2020 Ark. 64
Ark.2020Background
- Adam G. Weeks, a sitting district judge, filed as a nonpartisan candidate for Third Judicial District, Division Three, Circuit Judge for the March 3, 2020 election.
- Judy Miller petitioned to disqualify Weeks from the ballot, citing four misdemeanor hot-check convictions and one misdemeanor conviction for improper use of registration ("fictitious tags"), § 27-14-306.
- The Pulaski County Circuit Court held the hot-check offenses did not disqualify Weeks but concluded the fictitious-tag misdemeanor did, relying on Fronterhouse v. State and removing Weeks from the ballot. The court declined to consider the surrounding circumstances of the 1994 offense.

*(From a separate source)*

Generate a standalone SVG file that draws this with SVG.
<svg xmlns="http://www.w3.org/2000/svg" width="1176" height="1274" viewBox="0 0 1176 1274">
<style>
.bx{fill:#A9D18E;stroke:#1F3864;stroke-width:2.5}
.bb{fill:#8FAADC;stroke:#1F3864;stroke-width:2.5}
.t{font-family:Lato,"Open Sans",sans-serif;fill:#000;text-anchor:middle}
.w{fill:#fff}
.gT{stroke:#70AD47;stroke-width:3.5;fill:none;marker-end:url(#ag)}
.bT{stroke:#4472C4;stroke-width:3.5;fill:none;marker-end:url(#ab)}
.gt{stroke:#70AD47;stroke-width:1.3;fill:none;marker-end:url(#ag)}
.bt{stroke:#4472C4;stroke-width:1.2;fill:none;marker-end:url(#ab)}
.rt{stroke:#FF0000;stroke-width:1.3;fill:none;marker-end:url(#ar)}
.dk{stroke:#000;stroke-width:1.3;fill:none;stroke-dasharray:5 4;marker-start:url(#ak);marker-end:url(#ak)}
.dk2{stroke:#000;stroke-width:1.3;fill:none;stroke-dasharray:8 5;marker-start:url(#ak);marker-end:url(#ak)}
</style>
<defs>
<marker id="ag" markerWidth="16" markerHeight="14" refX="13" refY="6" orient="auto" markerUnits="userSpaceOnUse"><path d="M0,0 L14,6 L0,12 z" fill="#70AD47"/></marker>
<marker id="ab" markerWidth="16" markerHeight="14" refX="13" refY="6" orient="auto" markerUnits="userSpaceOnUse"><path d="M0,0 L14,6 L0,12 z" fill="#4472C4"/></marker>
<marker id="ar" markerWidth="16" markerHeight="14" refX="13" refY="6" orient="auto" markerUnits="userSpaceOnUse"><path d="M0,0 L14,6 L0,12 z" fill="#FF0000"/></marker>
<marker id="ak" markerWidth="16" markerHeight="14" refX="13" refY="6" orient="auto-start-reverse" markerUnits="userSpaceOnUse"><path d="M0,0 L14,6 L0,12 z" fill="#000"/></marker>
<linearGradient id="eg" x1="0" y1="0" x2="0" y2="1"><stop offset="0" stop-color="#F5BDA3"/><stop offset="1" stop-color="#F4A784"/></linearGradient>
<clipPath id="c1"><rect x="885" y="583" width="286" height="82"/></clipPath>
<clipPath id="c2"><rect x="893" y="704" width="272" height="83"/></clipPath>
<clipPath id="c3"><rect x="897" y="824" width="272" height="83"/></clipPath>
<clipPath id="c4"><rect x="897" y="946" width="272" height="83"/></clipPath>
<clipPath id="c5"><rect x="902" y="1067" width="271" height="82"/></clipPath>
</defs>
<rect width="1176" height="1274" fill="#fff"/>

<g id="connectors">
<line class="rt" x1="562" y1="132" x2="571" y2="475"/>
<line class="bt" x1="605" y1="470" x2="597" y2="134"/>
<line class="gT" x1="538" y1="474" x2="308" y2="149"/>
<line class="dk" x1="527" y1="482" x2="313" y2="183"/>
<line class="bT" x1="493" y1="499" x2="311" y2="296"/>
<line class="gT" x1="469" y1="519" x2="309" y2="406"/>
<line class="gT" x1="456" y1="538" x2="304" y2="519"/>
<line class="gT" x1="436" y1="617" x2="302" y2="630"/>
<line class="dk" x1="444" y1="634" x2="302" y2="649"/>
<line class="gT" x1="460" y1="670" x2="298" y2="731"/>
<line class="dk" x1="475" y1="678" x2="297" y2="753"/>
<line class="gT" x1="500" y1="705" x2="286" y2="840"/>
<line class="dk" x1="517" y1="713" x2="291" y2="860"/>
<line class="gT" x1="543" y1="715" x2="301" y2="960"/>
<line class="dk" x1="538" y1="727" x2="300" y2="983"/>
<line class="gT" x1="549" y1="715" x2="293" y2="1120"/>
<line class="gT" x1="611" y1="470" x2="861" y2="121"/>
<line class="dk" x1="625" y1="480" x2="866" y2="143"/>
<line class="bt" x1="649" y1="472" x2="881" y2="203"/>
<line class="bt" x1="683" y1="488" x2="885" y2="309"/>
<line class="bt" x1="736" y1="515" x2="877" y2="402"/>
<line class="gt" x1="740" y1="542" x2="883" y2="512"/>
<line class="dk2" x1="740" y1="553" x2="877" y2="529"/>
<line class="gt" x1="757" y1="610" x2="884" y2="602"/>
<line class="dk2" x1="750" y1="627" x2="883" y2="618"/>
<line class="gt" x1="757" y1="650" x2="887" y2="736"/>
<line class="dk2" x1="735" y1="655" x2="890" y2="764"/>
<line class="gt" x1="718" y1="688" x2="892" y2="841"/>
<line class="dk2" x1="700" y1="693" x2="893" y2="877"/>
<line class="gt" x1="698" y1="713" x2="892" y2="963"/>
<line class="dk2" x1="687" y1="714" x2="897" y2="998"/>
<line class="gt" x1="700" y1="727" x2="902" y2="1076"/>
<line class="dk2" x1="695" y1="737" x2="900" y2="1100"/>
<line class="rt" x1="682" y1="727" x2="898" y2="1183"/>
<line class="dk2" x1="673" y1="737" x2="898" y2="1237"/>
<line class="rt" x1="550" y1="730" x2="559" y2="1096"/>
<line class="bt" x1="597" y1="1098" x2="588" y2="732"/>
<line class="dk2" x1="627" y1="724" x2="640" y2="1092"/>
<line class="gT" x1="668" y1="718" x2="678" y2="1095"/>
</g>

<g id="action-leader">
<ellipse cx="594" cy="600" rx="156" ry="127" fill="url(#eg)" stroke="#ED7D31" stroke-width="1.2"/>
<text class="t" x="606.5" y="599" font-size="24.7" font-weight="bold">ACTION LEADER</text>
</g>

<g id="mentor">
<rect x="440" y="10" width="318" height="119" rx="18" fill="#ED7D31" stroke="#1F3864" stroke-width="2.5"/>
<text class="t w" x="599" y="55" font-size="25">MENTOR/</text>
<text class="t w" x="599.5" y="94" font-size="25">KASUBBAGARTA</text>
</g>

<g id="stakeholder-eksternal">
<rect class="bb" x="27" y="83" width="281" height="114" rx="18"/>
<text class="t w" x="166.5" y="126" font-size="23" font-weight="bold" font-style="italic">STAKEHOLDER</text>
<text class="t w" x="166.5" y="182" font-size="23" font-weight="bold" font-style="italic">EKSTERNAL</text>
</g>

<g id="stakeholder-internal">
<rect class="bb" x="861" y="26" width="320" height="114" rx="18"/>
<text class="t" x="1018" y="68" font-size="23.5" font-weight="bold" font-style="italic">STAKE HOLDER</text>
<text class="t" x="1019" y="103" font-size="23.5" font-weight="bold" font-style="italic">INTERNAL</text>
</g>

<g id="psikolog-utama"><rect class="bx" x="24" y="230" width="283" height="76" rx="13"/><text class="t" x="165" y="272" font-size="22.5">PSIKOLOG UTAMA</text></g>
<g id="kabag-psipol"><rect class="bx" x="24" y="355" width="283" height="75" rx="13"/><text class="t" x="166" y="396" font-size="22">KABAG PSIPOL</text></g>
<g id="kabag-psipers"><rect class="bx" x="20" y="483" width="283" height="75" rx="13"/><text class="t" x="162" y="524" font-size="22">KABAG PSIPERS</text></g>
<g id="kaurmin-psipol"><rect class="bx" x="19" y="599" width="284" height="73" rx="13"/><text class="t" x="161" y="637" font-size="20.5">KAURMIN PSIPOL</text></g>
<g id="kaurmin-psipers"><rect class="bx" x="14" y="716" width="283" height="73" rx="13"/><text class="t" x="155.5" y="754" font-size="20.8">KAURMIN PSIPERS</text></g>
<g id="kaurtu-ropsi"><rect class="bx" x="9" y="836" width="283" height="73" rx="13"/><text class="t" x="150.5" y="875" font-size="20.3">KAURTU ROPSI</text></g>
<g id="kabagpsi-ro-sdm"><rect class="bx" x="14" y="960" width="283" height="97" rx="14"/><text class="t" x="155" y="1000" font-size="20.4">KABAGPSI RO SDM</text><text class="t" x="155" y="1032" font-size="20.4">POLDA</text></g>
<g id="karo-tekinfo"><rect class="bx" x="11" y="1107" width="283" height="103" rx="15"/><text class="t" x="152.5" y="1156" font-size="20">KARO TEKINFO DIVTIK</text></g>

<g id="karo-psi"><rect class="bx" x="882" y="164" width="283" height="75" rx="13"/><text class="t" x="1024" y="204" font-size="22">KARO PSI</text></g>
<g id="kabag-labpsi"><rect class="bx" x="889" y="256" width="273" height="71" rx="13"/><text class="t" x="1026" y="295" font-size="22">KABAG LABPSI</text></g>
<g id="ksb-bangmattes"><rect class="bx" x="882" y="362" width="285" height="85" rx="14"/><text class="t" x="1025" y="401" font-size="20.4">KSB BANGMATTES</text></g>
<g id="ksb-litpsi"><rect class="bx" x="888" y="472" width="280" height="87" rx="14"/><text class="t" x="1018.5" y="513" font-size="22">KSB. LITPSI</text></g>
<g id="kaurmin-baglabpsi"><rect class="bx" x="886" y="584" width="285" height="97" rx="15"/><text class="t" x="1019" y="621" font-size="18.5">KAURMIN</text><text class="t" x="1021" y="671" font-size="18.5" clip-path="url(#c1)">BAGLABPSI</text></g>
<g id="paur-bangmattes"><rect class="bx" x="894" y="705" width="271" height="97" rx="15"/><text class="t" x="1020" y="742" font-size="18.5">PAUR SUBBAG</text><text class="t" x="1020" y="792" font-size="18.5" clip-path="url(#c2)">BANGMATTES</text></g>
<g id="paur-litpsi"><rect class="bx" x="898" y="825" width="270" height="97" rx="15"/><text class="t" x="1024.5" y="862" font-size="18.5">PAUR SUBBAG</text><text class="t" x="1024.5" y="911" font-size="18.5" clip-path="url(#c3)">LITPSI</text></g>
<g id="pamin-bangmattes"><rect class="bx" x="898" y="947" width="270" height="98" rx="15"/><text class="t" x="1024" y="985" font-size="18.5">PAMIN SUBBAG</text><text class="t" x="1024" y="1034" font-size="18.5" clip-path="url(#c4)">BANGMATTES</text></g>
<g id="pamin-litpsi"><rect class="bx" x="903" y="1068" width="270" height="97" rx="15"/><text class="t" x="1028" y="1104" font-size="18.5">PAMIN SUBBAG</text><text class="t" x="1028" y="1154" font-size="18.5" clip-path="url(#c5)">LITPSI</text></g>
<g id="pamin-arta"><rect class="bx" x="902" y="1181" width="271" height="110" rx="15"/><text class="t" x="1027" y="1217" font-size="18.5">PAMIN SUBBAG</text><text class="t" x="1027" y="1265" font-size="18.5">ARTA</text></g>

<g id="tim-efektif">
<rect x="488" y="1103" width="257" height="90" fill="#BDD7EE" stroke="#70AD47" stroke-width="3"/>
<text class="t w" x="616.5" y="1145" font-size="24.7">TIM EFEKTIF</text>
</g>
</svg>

- The central legal question was whether § 27-14-306 is a misdemeanor that, under Ark. Const. art. 5 § 9, requires a finder of fact to find (or the defendant to admit) deceit, fraud, or false statement such that the conviction is an "infamous crime" disqualifying the candidate.

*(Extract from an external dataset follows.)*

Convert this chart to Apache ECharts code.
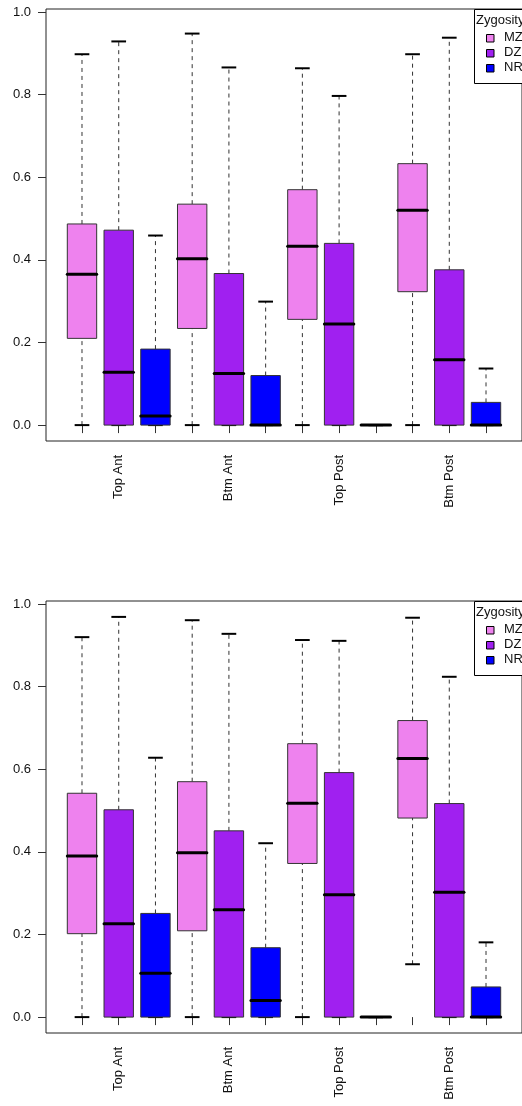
<!DOCTYPE html>
<html>
<head>
<meta charset="utf-8">
<script src="https://cdn.jsdelivr.net/npm/echarts@6/dist/echarts.min.js"></script>
<style>html,body{margin:0;padding:0;background:#fff;}#c{width:522px;height:1106px;}</style>
</head>
<body>
<div id="c"></div>
<script>
// Categories and groups
const categories = ['Top Ant', 'Btm Ant', 'Top Post', 'Btm Post'];
const zygosity = ['MZ', 'DZ', 'NR'];
const zygColors = ['#EE82EE', '#A020F0', '#0000FF'];
const yTicks = [0, 0.2, 0.4, 0.6, 0.8, 1.0];
const xTicks = [1, 2, 3, 4, 5, 6, 7, 8, 9, 10, 11, 12];
const xLabelPos = [2, 5, 8, 11];

// Box stats per category: [min, Q1, median, Q3, max]
// Panel 1 (top)
const p1MZ = [[0, 0.210, 0.365, 0.487, 0.898], [0, 0.234, 0.403, 0.535, 0.948], [0, 0.256, 0.433, 0.570, 0.864], [0, 0.323, 0.520, 0.633, 0.898]];
const p1DZ = [[0, 0, 0.128, 0.472, 0.929], [0, 0, 0.125, 0.367, 0.866], [0, 0, 0.245, 0.440, 0.797], [0, 0, 0.158, 0.376, 0.938]];
const p1NR = [[0, 0, 0.022, 0.184, 0.459], [0, 0, 0, 0.120, 0.299], [0, 0, 0, 0, 0], [0, 0, 0, 0.055, 0.137]];
// Panel 2 (bottom)
const p2MZ = [[0, 0.202, 0.390, 0.542, 0.920], [0, 0.209, 0.398, 0.570, 0.961], [0, 0.372, 0.518, 0.662, 0.913], [0.128, 0.482, 0.626, 0.718, 0.967]];
const p2DZ = [[0, 0, 0.226, 0.502, 0.969], [0, 0, 0.260, 0.451, 0.928], [0, 0, 0.296, 0.592, 0.911], [0, 0, 0.302, 0.517, 0.824]];
const p2NR = [[0, 0, 0.106, 0.251, 0.628], [0, 0, 0.040, 0.168, 0.421], [0, 0, 0, 0, 0], [0, 0, 0, 0.073, 0.181]];

const panels = [[p1MZ, p1DZ, p1NR], [p2MZ, p2DZ, p2NR]];

const FONT = "'Liberation Sans', Arial, sans-serif";
const TXT = '#111';

function renderBox(params, api) {
  const x = api.value(0);
  const v = [1, 2, 3, 4, 5].map(i => api.value(i));
  const cx = api.coord([x, 0])[0];
  const y = v.map(val => api.coord([x, val])[1]);
  const bw = api.size([0.8, 0])[0];
  const sw = api.size([0.4, 0])[0];
  const color = api.visual('color');
  const dash = { stroke: '#333', lineWidth: 1, lineDash: [4, 4] };
  return {
    type: 'group',
    children: [
      { type: 'line', shape: { x1: cx, y1: y[3], x2: cx, y2: y[4] }, style: dash },
      { type: 'line', shape: { x1: cx, y1: y[0], x2: cx, y2: y[1] }, style: dash },
      { type: 'line', shape: { x1: cx - sw / 2, y1: y[4], x2: cx + sw / 2, y2: y[4] }, style: { stroke: '#000', lineWidth: 2 } },
      { type: 'line', shape: { x1: cx - sw / 2, y1: y[0], x2: cx + sw / 2, y2: y[0] }, style: { stroke: '#000', lineWidth: 2 } },
      { type: 'rect', shape: { x: cx - bw / 2, y: y[3], width: bw, height: y[1] - y[3] }, style: { fill: color, stroke: '#333', lineWidth: 1 } },
      { type: 'line', shape: { x1: cx - bw / 2, y1: y[2], x2: cx + bw / 2, y2: y[2] }, style: { stroke: '#000', lineWidth: 3, lineCap: 'round' } }
    ]
  };
}

const gridTops = [9, 601];
const grids = [], xAxes = [], yAxes = [], series = [], graphics = [];

gridTops.forEach((top, pi) => {
  grids.push({ left: 46, top: top, width: 482, height: 432, show: true, borderColor: '#222', borderWidth: 1, backgroundColor: 'transparent' });
  xAxes.push({
    type: 'value', gridIndex: pi, min: 0.02, max: 12.98,
    axisLine: { show: false }, splitLine: { show: false },
    axisTick: { show: true, customValues: xTicks, length: 8, lineStyle: { color: '#333', width: 1 } },
    axisLabel: { customValues: xLabelPos, formatter: val => categories[Math.round((val - 2) / 3)], rotate: 90, margin: 14, fontSize: 13, fontFamily: FONT, color: TXT }
  });
  yAxes.push({
    type: 'value', gridIndex: pi, min: -0.0385, max: 1.0075,
    axisLine: { show: false }, splitLine: { show: false },
    axisTick: { show: true, customValues: yTicks, length: 8, lineStyle: { color: '#333', width: 1 } },
    axisLabel: { customValues: yTicks, formatter: val => val.toFixed(1), margin: 15, fontSize: 13, fontFamily: FONT, color: TXT }
  });
  panels[pi].forEach((stats, zi) => {
    series.push({
      type: 'custom', name: zygosity[zi], xAxisIndex: pi, yAxisIndex: pi,
      itemStyle: { color: zygColors[zi] },
      renderItem: renderBox,
      clip: false,
      encode: { x: 0, y: [1, 2, 3, 4, 5] },
      data: stats.map((s, gi) => [gi * 3 + zi + 1].concat(s))
    });
  });
  // legend box
  graphics.push({ type: 'rect', left: 474, top: top, shape: { width: 70, height: 74 }, style: { fill: '#fff', stroke: '#000', lineWidth: 1 }, z: 100 });
  graphics.push({ type: 'text', left: 476, top: top + 5, style: { text: 'Zygosity', fontSize: 13, fontFamily: FONT, fill: TXT }, z: 101 });
  zygosity.forEach((name, zi) => {
    const cy = top + 29 + zi * 15;
    graphics.push({ type: 'rect', left: 486, top: cy - 4, shape: { width: 7.5, height: 7.5 }, style: { fill: zygColors[zi], stroke: '#000', lineWidth: 1 }, z: 101 });
    graphics.push({ type: 'text', left: 504, top: cy - 7.5, style: { text: name, fontSize: 13, fontFamily: FONT, fill: TXT }, z: 101 });
  });
});

const chart = echarts.init(document.getElementById('c'), null, { renderer: 'canvas' });
chart.setOption({
  backgroundColor: '#fff',
  animation: false,
  grid: grids,
  xAxis: xAxes,
  yAxis: yAxes,
  series: series,
  graphic: graphics
});
</script>
</body>
</html>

- The Arkansas Supreme Court reversed the circuit court, holding § 27-14-306 does not necessarily require a finding or admission of deceit/fraud/false statement; Weeks’s name must remain on the ballot.
Issues
| Issue | Plaintiff's Argument | Defendant's Argument | Held |
|---|---|---|---|
| Whether a conviction under Ark. Code § 27-14-306 is an "infamous crime" under Ark. Const. art. 5 § 9 (i.e., requires finding/admission of deceit, fraud, or false statement). | § 27-14-306 inherently involves dishonesty and thus qualifies as an infamous crime. | The statute does not contain deceit/fraud/false-statement elements and can be violated without dishonest intent; therefore it is not necessarily infamous. | Reversed: § 27-14-306 does not require a finding or admission of deceit/fraud/false statement; conviction under it is not categorically an "infamous crime." Weeks remains on the ballot. |
| Whether courts may consider the attendant circumstances of a conviction when determining infamous-crime status under art. 5 § 9. | (Implicit) The fact of conviction may suffice; prior authorities treated circumstances as showing deceit. | Weeks argued circumstances should be considered to determine whether deceit was present. | The majority rejected Weeks’s contention that courts may rely on attendant circumstances to convert a conviction into an infamous crime; the analysis instead rests on the statutory elements. |
Key Cases Cited
- Fronterhouse v. State, 463 S.W.3d 312 (Ark. Ct. App. 2015) (court of appeals had held § 27-14-306 convictions involve dishonesty by definition).
- Judicial Discipline & Disability Comm’n v. Thompson, 16 S.W.3d 212 (2000) (judge’s use of fictitious tag found to be used to mislead law enforcement; disciplinary removal considered misconduct).
- State v. Britt, 244 S.W.3d 665 (2006) (standards for statutory interpretation; penal statutes strictly construed in favor of defendant).
- City of Jacksonville v. Smith, 540 S.W.3d 661 (2018) (holding a misdemeanor false-report conviction qualified as an "infamous crime" involving deceit).
- State v. Cassell, 427 S.W.3d 663 (2013) (explaining that the fact of conviction, under the Constitution, is the disqualifying event).